Dass man quasi nur den Lauf der Dinge umgekehrt habe, in dem man nicht erst das russische Vermögen angetastet habe, um dann der Ukraine unter die Arme zu greifen; sondern erst der Ukraine unter die Arme greife, um sich anschließend bei den russischen Konten zu bedienen, gehört vorläufig ins Reiche Merz’scher Märchen. Und so stand denn, wie die FAZ schreibt, Merz mit seiner Sichtweise „allein auf weiter Flur“. Denn Merz hatte für das, was er da von sich gab, mitnichten Prokura. Was also aus den Milliarden-Schulden wird, die die EU wegen der Ukraine macht, ist mehr als fraglich. Man behalte sich das Recht vor, russisches Vermögen irgendwann mal später zum Schuldenausgleich anzutasten. Mehr aber auch nicht. So verpufft der Zauber, den Kommentare bei n-tv Merz zusprechen, elendig. Da können dem Kanzler wohlgesonnene Medien noch so sehr palavern. Für sie gilt der allseits bekannte Spruch: Die Hoffnung stirbt zuletzt. Ein dünner Ast, an dem man sich da festhält.

Im „Freitag“ kommt Lutz Herden, nicht ohne süffisanten Unterton, zu dem Schluss, dass das Drama der EU wieder mal vor Augen geführt habe, dass sie die USA im Ukraine-Konflikt „weder ersetzen, geschweige übertreffen kann“. So sei es absehbar gewesen, wie schwach die Idee gewesen sei, sich russischer Gelder zu versichern. Offenbar sei dadurch nur geworden, „wie eng doch die finanziellen Spielräume geworden sind“. Man könne sich den Krieg in Wahrheit nicht mehr leisten. Fürchte aber, zugeben zu müssen, wie überfordert man mit Allem sei. Bis hierhin kann man Lutz Herden folgen. Nicht nur unterschwellig macht er freilich US-Präsident Trump weiterhin als EU-Gegengewicht aus, dem es darum gehe, einen Friedensschluss zwischen Moskau und Kiew zu erzielen. Und sei es mit Druck. Unerwähnt bleibt immer wieder, wie Trump mit Friedensabsichten über Geschäftsinteressen hinwegtäuscht. Auf den Trichter ist längst auch Putin gekommen und hält Trump hin. Wer, so die Frage, ist Herr, wer Hund?
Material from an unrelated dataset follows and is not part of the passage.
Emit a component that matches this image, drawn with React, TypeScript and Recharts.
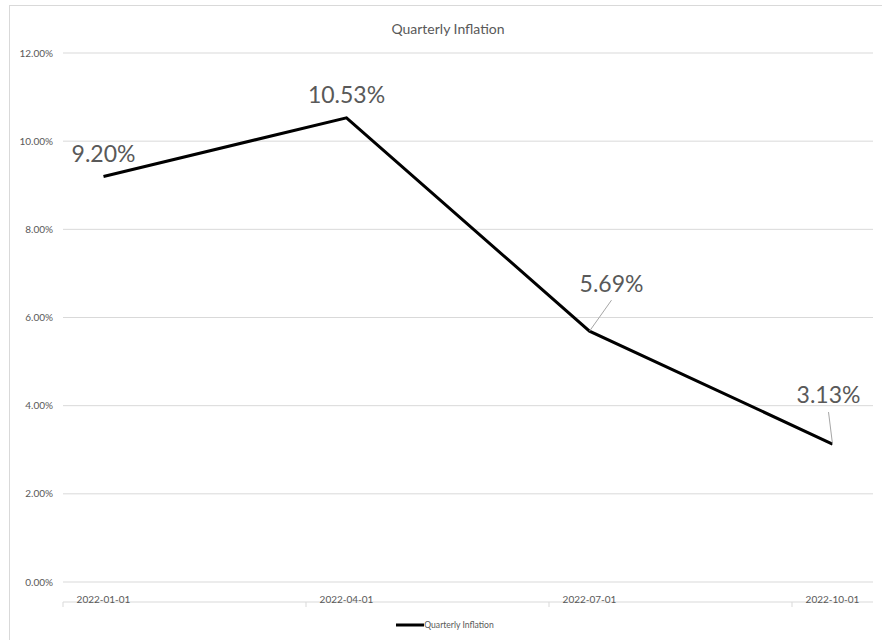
import React from 'react';
import {
  CartesianGrid,
  LabelList,
  Legend,
  Line,
  LineChart,
  XAxis,
  YAxis,
} from 'recharts';

// ─── Data ────────────────────────────────────────────────────────────

const SERIES_NAME = 'Quarterly Inflation';
const DATES = ['2022-01-01', '2022-04-01', '2022-07-01', '2022-10-01'];
const INFLATION = [9.2, 10.53, 5.69, 3.13];
const Y_TICKS = [0, 2, 4, 6, 8, 10, 12];

// ─── Layout ──────────────────────────────────────────────────────────

const WIDTH = 882;
const HEIGHT = 640;
const FONT = 'Lato, "Open Sans", sans-serif';
const TEXT = '#595959';
const GRID = '#d9d9d9';

// label offsets from each point (dx, dy) and optional leader end
const LABEL_OFFSETS: { dx: number; dy: number; leader?: [number, number] }[] = [
  { dx: 0, dy: -23 },
  { dx: 0, dy: -24 },
  { dx: 22, dy: -48, leader: [22, -31] },
  { dx: -4, dy: -50, leader: [-4, -32] },
];

// ─── Helpers ─────────────────────────────────────────────────────────

// months since the first date, so the x axis is a date scale with month bands
function monthIndex(date: string): number {
  const [y, m] = date.split('-').map(Number);
  const [y0, m0] = DATES[0].split('-').map(Number);
  return (y - y0) * 12 + (m - m0);
}

const data = DATES.map((date, i) => ({
  date,
  pos: monthIndex(date) + 0.5,
  value: INFLATION[i],
}));

const MONTHS = monthIndex(DATES[DATES.length - 1]) + 1;
const MAJOR_TICKS = DATES.map((d) => monthIndex(d));
const LABEL_TICKS = data.map((d) => d.pos);

const formatPct = (v: number) => `${v.toFixed(2)}%`;

const DataLabel = (props: any) => {
  const { x, y, value, index } = props;
  const off = LABEL_OFFSETS[index] ?? { dx: 0, dy: -24 };
  return (
    <g>
      {off.leader && (
        <line
          x1={x}
          y1={y}
          x2={x + off.leader[0]}
          y2={y + off.leader[1]}
          stroke="#a6a6a6"
          strokeWidth={1}
        />
      )}
      <text
        x={x + off.dx}
        y={y + off.dy}
        textAnchor="middle"
        dominantBaseline="central"
        fontSize={23}
        fontFamily={FONT}
        fill={TEXT}
      >
        {formatPct(Number(value))}
      </text>
    </g>
  );
};

const LegendContent = () => (
  <div
    style={{
      display: 'flex',
      justifyContent: 'center',
      alignItems: 'center',
      fontFamily: FONT,
      fontSize: 8.6,
      color: TEXT,
      paddingLeft: 8,
    }}
  >
    <svg width={28} height={6}>
      <line x1={0} y1={3} x2={28} y2={3} stroke="#000" strokeWidth={3} />
    </svg>
    <span>{SERIES_NAME}</span>
  </div>
);

// ─── Component ───────────────────────────────────────────────────────

export default function App() {
  return (
    <div
      style={{
        position: 'absolute',
        left: 0,
        top: 0,
        width: WIDTH,
        height: HEIGHT,
        overflow: 'hidden',
        background: '#fff',
      }}
    >
      <div
        style={{
          position: 'absolute',
          left: 9,
          top: 5,
          width: WIDTH + 20,
          height: HEIGHT + 20,
          border: `1px solid ${GRID}`,
        }}
      />
      <div
        style={{
          position: 'absolute',
          left: 0,
          top: 20,
          width: 896,
          textAlign: 'center',
          fontFamily: FONT,
          fontSize: 14,
          color: TEXT,
        }}
      >
        {SERIES_NAME}
      </div>
      <LineChart
        width={WIDTH}
        height={HEIGHT}
        data={data}
        margin={{ top: 53, right: 9, left: 8, bottom: 23 }}
        style={{ fontFamily: FONT, position: 'absolute', left: 0, top: 0 }}
      >
        <CartesianGrid horizontal vertical={false} stroke={GRID} />
        <XAxis
          xAxisId="pos"
          dataKey="pos"
          type="number"
          domain={[0, MONTHS]}
          ticks={MAJOR_TICKS}
          tick={() => <g />}
          height={5}
          tickSize={5}
          axisLine={{ stroke: GRID }}
          tickLine={{ stroke: GRID }}
        />
        <XAxis
          xAxisId="labels"
          dataKey="pos"
          type="number"
          domain={[0, MONTHS]}
          ticks={LABEL_TICKS}
          tickFormatter={(v: number) => data.find((d) => d.pos === v)?.date ?? ''}
          height={20}
          axisLine={false}
          tickLine={false}
          tickMargin={8}
          tick={{ fontSize: 10, fill: TEXT, stroke: 'none' }}
        />
        <YAxis
          domain={[0, 12]}
          ticks={Y_TICKS}
          tickFormatter={formatPct}
          width={55}
          axisLine={false}
          tickLine={false}
          tickSize={0}
          tickMargin={10}
          tick={{ fontSize: 10, fill: TEXT, stroke: 'none' }}
        />
        <Legend
          verticalAlign="bottom"
          content={LegendContent}
          wrapperStyle={{ left: 0, width: WIDTH, bottom: 10 }}
        />
        <Line
          xAxisId="pos"
          type="linear"
          dataKey="value"
          name={SERIES_NAME}
          stroke="#000"
          strokeWidth={3}
          dot={false}
          activeDot={false}
          isAnimationActive={false}
        >
          <LabelList dataKey="value" content={DataLabel} />
        </Line>
      </LineChart>
    </div>
  );
}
Es wird nach wie vor und von allen Seiten mit einer Fülle von Halbheiten versucht, sich wahlweise die Friedens- oder die Kriegsabsichten so hinzubiegen, dass es danach aussieht, als wäre dies mehr als politisches Herumgewürge. Weder die USA in Person ihres Präsidenten, noch die Europäer, die in immer neu gewichteten Rollen spielen, sind in der Lage auf diplomatischem oder militärischem Parkett etwas anzubieten, das nur ansatzweise zu gütlicher Lösung führen könnte. Putin seinerseits spielt das Spiel dauernd neuer Forderungen und Schwenks, die nicht so ausschauen, als würde er sich nach nichts mehr sehnen als Frieden. Außer die Ukraine wird gänzlich untertan gemacht. Direkt oder über Bande. Die Ukraine selbst gerät darüber auch kein Stück weiter, nicht mal irgendwie. Zumal innenpolitisch Dank Korruption im Umfeld von Präsident Selenskyi auch alles eher drunter und drüber geht. Wer da investiert, muss wissen, dass er Milliarden in ein Fass füllt, das derzeit ohne festen Boden ist.